NORAD, a North American military organisation which has been tracking Santa Claus for 65 years, claim that he departs the North Pole at 11am GMT on Christmas Eve and returns 23 hours later, having visited every child in the world. Even taking into account the magical powers of Father Christmas, it’s very easy to underestimate how hard planning and making this journey actually is. There are, according to the world bank, 2.2 billion children on planet earth. Luckily, two children living together only need one delivery, but even when we account for this there are almost 900 million houses Santa needs to visit in one night. Imagine you are the elf who is tasked with planning the trip. How do you go about finding the fastest way to visit every child in the world and return to the North Pole? 

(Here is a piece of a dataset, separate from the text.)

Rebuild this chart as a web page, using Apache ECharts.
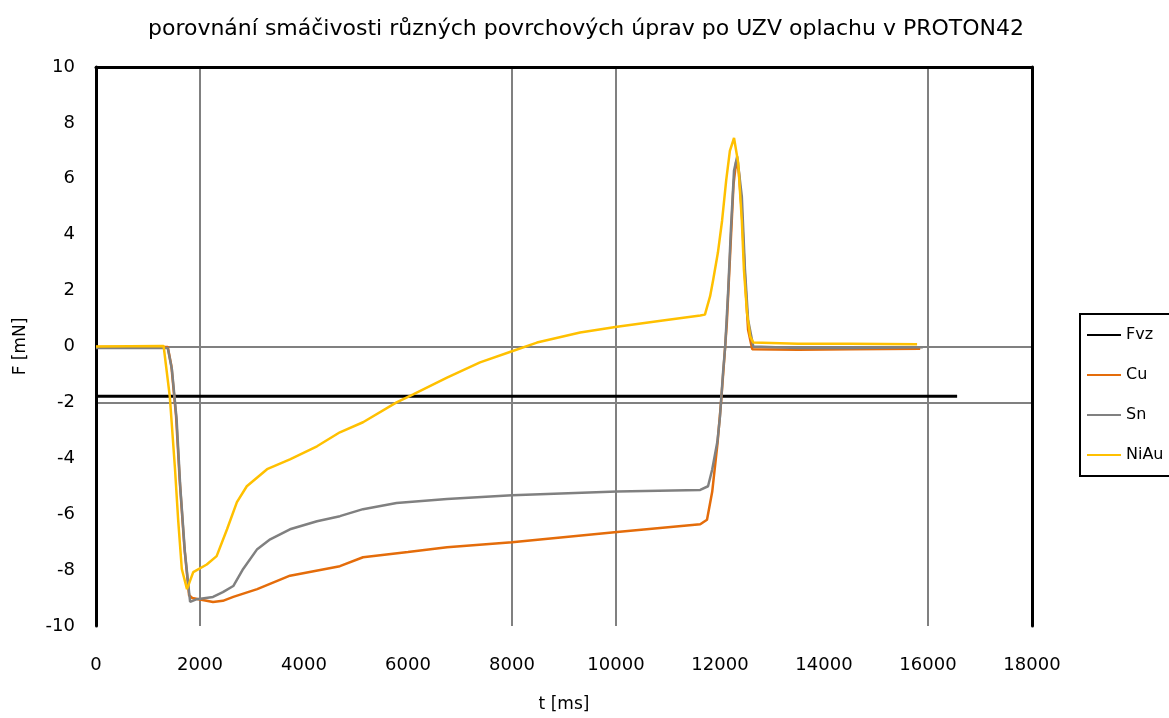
<!DOCTYPE html>
<html>
<head>
<meta charset="utf-8">
<title>porovnání smáčivosti</title>
<script src="https://cdn.jsdelivr.net/npm/echarts@6/dist/echarts.min.js"></script>
<style>
  html, body { margin: 0; padding: 0; background: #fff; }
  #chart { width: 1169px; height: 718px; }
</style>
</head>
<body>
<div id="chart"></div>
<script>
// values (t in ms, F in mN)
var fvzT = [0, 16560]
var fvzF = [-1.78, -1.78]

var cuT = [0, 1380, 1450, 1540, 1610, 1700, 1790, 1850, 2000, 2250, 2440, 2640, 3100, 3730, 4690, 5135, 6000, 6750, 8000, 10020, 11620, 11750, 11850, 11950, 12020, 12080, 12130, 12200, 12260, 12310, 12360, 12420, 12480, 12540, 12620, 13500, 14500, 15850]
var cuF = [-0.02, -0.02, -0.7, -2.5, -4.8, -7.2, -8.9, -9.0, -9.05, -9.14, -9.1, -8.96, -8.68, -8.2, -7.86, -7.54, -7.35, -7.18, -7.0, -6.64, -6.36, -6.2, -5.2, -3.5, -2.0, -0.5, 0.8, 3.5, 5.8, 6.6, 6.3, 4.8, 2.5, 0.6, -0.1, -0.12, -0.1, -0.08]

var snT = [0, 1380, 1460, 1550, 1620, 1710, 1810, 1940, 2250, 2440, 2640, 2830, 3100, 3350, 3730, 4250, 4690, 5135, 5780, 6750, 8000, 10020, 11620, 11770, 11850, 11950, 12000, 12060, 12100, 12160, 12210, 12270, 12330, 12420, 12480, 12540, 12640, 13500, 14500, 15900]
var snF = [-0.05, -0.05, -0.82, -2.6, -5.0, -7.36, -9.14, -9.04, -8.96, -8.79, -8.57, -7.96, -7.25, -6.9, -6.54, -6.25, -6.07, -5.82, -5.6, -5.46, -5.32, -5.19, -5.13, -5.0, -4.4, -3.4, -2.5, -0.9, 0, 2.1, 4.2, 6.3, 6.8, 5.36, 2.75, 0.96, 0, -0.05, -0.05, -0.03]

var niauT = [0, 1300, 1330, 1420, 1520, 1580, 1650, 1750, 1870, 2130, 2320, 2520, 2710, 2900, 3290, 3730, 4250, 4690, 5135, 5780, 6100, 6750, 7385, 8000, 8480, 9310, 10020, 10900, 11620, 11710, 11810, 11870, 11960, 12040, 12120, 12190, 12270, 12350, 12420, 12460, 12520, 12580, 12640, 13500, 14500, 15790]
var niauF = [0, 0.02, 0, -1.8, -4.4, -6.2, -7.96, -8.68, -8.07, -7.8, -7.5, -6.54, -5.57, -5.0, -4.39, -4.04, -3.57, -3.07, -2.71, -2.0, -1.71, -1.11, -0.57, -0.17, 0.14, 0.5, 0.71, 0.93, 1.11, 1.14, 1.8, 2.4, 3.36, 4.5, 5.96, 7.0, 7.46, 6.57, 4.5, 2.75, 1.2, 0.36, 0.14, 0.1, 0.1, 0.08]

var names = ['Fvz', 'Cu', 'Sn', 'NiAu']
var colors = ['#000000', '#E46C0A', '#808080', '#FFC000']

var font = 'DejaVu Sans'
var GRID = '#808080'
var NONE = 'rgba(0,0,0,0)'

function pairs (t, f) {
  return t.map(function (x, i) { return [x, f[i]] })
}

var chart = echarts.init(document.getElementById('chart'))

var option = {
  backgroundColor: '#fff',
  animation: false,
  title: {
    text: 'porovnání smáčivosti různých povrchových úprav po UZV oplachu v PROTON42',
    left: 581,
    top: 13,
    textAlign: 'center',
    textStyle: { fontFamily: font, fontSize: 22, fontWeight: 'normal', color: '#000' }
  },
  legend: {
    orient: 'vertical',
    left: 1080,
    top: 314,
    padding: [13, 60, 13, 6],
    itemWidth: 34,
    itemHeight: 14,
    itemGap: 24,
    borderColor: '#000',
    borderWidth: 2,
    itemStyle: { opacity: 0 },
    data: names,
    textStyle: { fontFamily: font, fontSize: 16, color: '#000' }
  },
  grid: { left: 96, right: 137, top: 67, bottom: 91 },
  xAxis: [{
    type: 'value',
    min: 0,
    max: 18000,
    interval: 2000,
    name: 't [ms]',
    nameLocation: 'middle',
    nameGap: 70,
    nameTextStyle: { fontFamily: font, fontSize: 17, color: '#000' },
    axisLine: { show: false },
    axisTick: { show: false },
    axisLabel: {
      margin: 30,
      fontFamily: font,
      fontSize: 18,
      color: '#000',
      formatter: function (v) { return String(v) }
    },
    splitLine: {
      show: true,
      lineStyle: {
        width: 2,
        color: [NONE, GRID, NONE, NONE, GRID, GRID, NONE, NONE, GRID, NONE]
      }
    }
  }, {
    type: 'value',
    position: 'top',
    min: 0,
    max: 18000,
    axisLine: { show: true, onZero: false, lineStyle: { color: '#000', width: 3 } },
    axisTick: { show: false },
    axisLabel: { show: false },
    splitLine: { show: false }
  }],
  yAxis: [{
    type: 'value',
    min: -10,
    max: 10,
    interval: 2,
    name: 'F [mN]',
    nameLocation: 'middle',
    nameGap: 67,
    nameTextStyle: { fontFamily: font, fontSize: 17, color: '#000' },
    axisLine: { show: true, onZero: false, lineStyle: { color: '#000', width: 3 } },
    axisTick: { show: false },
    axisLabel: { margin: 21, fontFamily: font, fontSize: 18, color: '#000' },
    splitLine: {
      show: true,
      lineStyle: {
        width: 2,
        color: [NONE, NONE, NONE, NONE, GRID, GRID, NONE, NONE, NONE, NONE, NONE]
      }
    }
  }, {
    type: 'value',
    position: 'right',
    min: -10,
    max: 10,
    axisLine: { show: true, onZero: false, lineStyle: { color: '#000', width: 3 } },
    axisTick: { show: false },
    axisLabel: { show: false },
    splitLine: { show: false }
  }],
  series: [
    {
      name: 'Fvz',
      type: 'line',
      symbol: 'none',
      color: colors[0],
      lineStyle: { width: 3, color: colors[0] },
      data: pairs(fvzT, fvzF)
    },
    {
      name: 'Cu',
      type: 'line',
      symbol: 'none',
      color: colors[1],
      lineStyle: { width: 2.5, color: colors[1] },
      data: pairs(cuT, cuF)
    },
    {
      name: 'Sn',
      type: 'line',
      symbol: 'none',
      color: colors[2],
      lineStyle: { width: 2.5, color: colors[2] },
      data: pairs(snT, snF)
    },
    {
      name: 'NiAu',
      type: 'line',
      symbol: 'none',
      color: colors[3],
      lineStyle: { width: 2.5, color: colors[3] },
      data: pairs(niauT, niauF)
    }
  ]
}

chart.setOption(option)
window.addEventListener('resize', function () {
  chart.resize()
})
</script>
</body>
</html>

This problem is commonly known as the travelling salesman problem (TSP): if you have n points, where n is some whole number, what is the shortest loop you can draw which passes through every point? (A loop is a path which eventually returns to its starting position). Though Santa’s journey is an exceptional case, his problem is one which humans have studied extensively.

On the surface, this does not look difficult. Because Santa can fly, it is easy to find the shortest distance between any two places he needs to land. Up to the curvature of the earth, it is a straight line. This means that Santa can find the shortest path to visit all the children by taking a list of all their houses (plus the North Pole) and writing down every possible order he could visit them in, called a route. Since each route has an associated length, Santa needs to then search his lists for the route with the shortest length and he will have his answer. We call this approach the brute force algorithm. 

There is, however, a problem with this method. If Santa had only four children to visit, he would have to devise the shortest route between five points. In this case, there are only 12 possible paths, so searching for the fastest does not take too long. You could certainly do it on the back of an envelope. However, if we look at a table where the number of destinations is compared to the number of paths we see the following pattern: 

Number of destinations, nNumber of Paths, P
31
43
512
660
7360
82520
n(n-1)!/2

The formula for an unspecified number of destinations, n, may seem to have come out of nowhere, but allow me to convince you that it has not. Let us consider every possible path Santa can take from the North Pole. If there are n total destinations, n-1 of these are childrens’ houses since one is the North Pole. Therefore, at the start of the journey, Santa has n-1 choices for his first house to visit. He picks one at random. He now has n-2 houses he has not visited and again picks one at random. He now has n-3 he hasn’t visited and this process repeats until he has only one child’s house left to visit. At that point, he has no further choices. He goes to the final child’s house and then returns to the North Pole. We can calculate the total number of paths by multiplying his options at every stage, giving the number of paths

P’ = (n-1) x (n-2) x (n-3) x … x 2 x 1 x 1 = (n-1)!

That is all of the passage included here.